-- begin --

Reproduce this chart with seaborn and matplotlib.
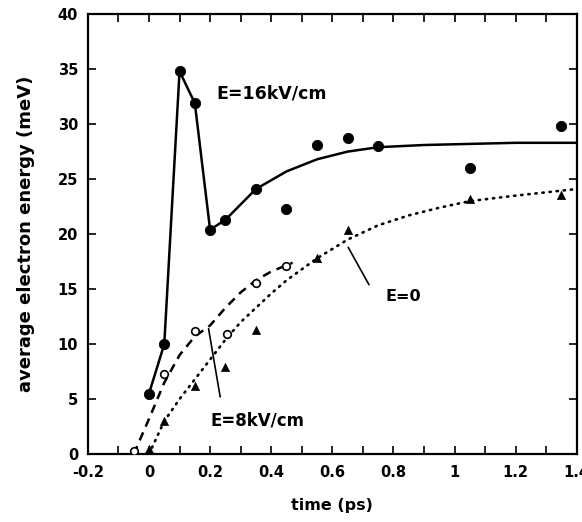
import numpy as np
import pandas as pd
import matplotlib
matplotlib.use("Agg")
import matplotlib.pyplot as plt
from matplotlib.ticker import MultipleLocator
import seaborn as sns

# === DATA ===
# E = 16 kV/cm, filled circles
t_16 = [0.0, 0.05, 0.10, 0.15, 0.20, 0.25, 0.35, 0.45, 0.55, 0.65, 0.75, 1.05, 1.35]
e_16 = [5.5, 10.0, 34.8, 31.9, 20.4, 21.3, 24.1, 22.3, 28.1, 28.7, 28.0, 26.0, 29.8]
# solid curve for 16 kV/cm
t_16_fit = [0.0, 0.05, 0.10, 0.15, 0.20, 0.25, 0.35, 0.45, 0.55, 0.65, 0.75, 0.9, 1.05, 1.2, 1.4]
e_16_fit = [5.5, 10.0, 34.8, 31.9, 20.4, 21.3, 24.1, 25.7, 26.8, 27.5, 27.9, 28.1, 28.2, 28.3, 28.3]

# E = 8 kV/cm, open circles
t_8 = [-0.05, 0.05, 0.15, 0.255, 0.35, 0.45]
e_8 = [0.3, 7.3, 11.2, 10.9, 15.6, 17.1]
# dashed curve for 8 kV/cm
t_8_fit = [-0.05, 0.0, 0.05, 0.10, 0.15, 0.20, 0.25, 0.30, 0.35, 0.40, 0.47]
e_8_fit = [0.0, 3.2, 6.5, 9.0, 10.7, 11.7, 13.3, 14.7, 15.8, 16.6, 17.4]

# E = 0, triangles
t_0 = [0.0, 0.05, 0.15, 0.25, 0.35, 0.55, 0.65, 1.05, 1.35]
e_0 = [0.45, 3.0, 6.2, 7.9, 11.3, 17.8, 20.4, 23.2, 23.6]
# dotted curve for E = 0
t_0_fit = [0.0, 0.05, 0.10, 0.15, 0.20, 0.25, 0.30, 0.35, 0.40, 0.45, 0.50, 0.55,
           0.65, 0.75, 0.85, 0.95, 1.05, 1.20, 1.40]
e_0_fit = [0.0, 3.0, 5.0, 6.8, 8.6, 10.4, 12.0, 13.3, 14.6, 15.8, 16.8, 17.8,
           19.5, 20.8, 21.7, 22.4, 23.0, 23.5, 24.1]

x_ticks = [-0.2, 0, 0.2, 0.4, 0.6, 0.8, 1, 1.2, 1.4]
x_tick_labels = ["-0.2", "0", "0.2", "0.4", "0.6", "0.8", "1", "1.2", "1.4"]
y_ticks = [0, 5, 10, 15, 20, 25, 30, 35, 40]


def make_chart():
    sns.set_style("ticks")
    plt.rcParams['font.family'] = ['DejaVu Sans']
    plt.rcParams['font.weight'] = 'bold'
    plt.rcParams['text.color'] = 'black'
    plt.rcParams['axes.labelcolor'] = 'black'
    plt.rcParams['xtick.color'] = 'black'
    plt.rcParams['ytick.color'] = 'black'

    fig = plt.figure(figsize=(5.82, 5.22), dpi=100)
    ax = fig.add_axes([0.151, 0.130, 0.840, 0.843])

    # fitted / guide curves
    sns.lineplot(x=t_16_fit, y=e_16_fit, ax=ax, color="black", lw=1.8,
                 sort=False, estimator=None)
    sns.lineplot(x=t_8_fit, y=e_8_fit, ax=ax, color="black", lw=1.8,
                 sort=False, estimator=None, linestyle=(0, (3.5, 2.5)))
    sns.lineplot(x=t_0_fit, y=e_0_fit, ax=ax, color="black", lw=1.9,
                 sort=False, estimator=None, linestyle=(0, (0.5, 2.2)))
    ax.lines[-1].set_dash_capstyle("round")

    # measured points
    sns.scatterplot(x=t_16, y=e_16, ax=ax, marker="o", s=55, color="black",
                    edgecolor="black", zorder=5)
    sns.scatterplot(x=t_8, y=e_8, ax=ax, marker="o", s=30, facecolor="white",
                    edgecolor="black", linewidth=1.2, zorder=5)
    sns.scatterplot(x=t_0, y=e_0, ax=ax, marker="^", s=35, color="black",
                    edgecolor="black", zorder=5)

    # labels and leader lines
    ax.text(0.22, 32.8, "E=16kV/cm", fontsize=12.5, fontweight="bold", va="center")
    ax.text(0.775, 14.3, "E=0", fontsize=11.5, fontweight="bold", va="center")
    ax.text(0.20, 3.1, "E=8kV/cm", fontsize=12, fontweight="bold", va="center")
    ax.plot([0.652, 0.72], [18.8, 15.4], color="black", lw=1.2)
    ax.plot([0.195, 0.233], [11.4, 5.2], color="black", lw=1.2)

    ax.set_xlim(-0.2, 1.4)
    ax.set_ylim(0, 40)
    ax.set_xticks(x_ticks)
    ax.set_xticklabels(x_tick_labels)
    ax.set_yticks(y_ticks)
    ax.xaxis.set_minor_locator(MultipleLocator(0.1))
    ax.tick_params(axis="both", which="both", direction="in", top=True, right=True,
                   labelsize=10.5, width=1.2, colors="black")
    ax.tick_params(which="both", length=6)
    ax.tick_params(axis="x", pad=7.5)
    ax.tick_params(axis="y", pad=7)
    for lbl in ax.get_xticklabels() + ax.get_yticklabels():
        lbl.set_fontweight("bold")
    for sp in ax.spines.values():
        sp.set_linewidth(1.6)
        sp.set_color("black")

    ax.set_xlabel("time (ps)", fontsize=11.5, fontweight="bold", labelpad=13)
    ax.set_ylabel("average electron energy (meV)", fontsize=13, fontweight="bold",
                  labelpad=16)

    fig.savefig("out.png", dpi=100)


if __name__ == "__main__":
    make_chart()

-- end --

From the first line of the listing above, repeat every line through the one holding "import seaborn as sns". Both ends count, and pictures stay out.

§ **Reply to the exercise**:
Reproduce this chart with seaborn and matplotlib.
import numpy as np
import pandas as pd
import matplotlib
matplotlib.use("Agg")
import matplotlib.pyplot as plt
from matplotlib.ticker import MultipleLocator
import seaborn as sns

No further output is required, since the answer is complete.